U.S. Department of Transportation
Federal Highway Administration
1200 New Jersey Avenue, SE
Washington, DC 20590
The Economic Investment Strategies Team plans and conducts a program of studies that assess the condition and performance of our nation's highways, bridges, and transit facilities, and provides insight into the implications of various alternative funding scenarios. A blend of expertise in engineering and economics enables this team to break new ground, researching and developing the tools used to conduct these studies to assist the Federal Highway Administration (FHWA)leadership.
Vision: Lead the Federal Highway Administration in the development of effective transportation legislation and policies.
The biennial Condition and Performance (C&P) Report is intended to provide decision makers with an objective appraisal of the physical conditions, operational performances, and financing mechanisms of highways, bridges, and transit systems based both on the current state of these systems and on the projected future state of these systems under a set of alternative future investment scenarios. This report offers a comprehensive, data-driven background to support the development and evaluation of legislative, program, and budget options at all levels of government. It also serves as a primary source of information for national and international news media, transportation associations, and industry.
This 24th edition of the Status of the Nation’s Highways, Bridges, and Transit: Conditions and Performance Report to Congress (C&P Report) draws primarily on 2016 data. In assessing recent trends, many of the exhibits presented in this report present statistics for the 10 years from 2006 to 2016. Other charts and tables cover different periods, depending on data availability and years of significance for particular data series.

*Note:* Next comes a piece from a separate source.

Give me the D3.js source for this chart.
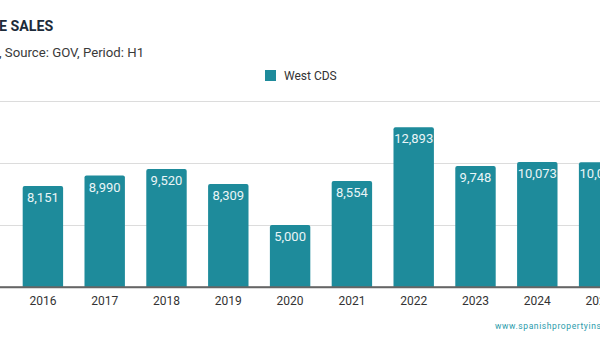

The prospective analyses presented in this report generally cover the 20-year period ending in 2036.
Some of the benefits of highway investment are relatively easy to comprehend such as the creation of construction jobs, improved passenger and freight mobility – due to more direct routes, better facilities, and less congestion – and improved access to existing facilities and undeveloped land. But understanding the full, measurable, and long term benefits of highway investment requires focused research. The FHWA seeks to improve our understanding of highway-led employment and productivity growth. This research is valuable for policymakers, State and local officials, academics, and other transportation professionals.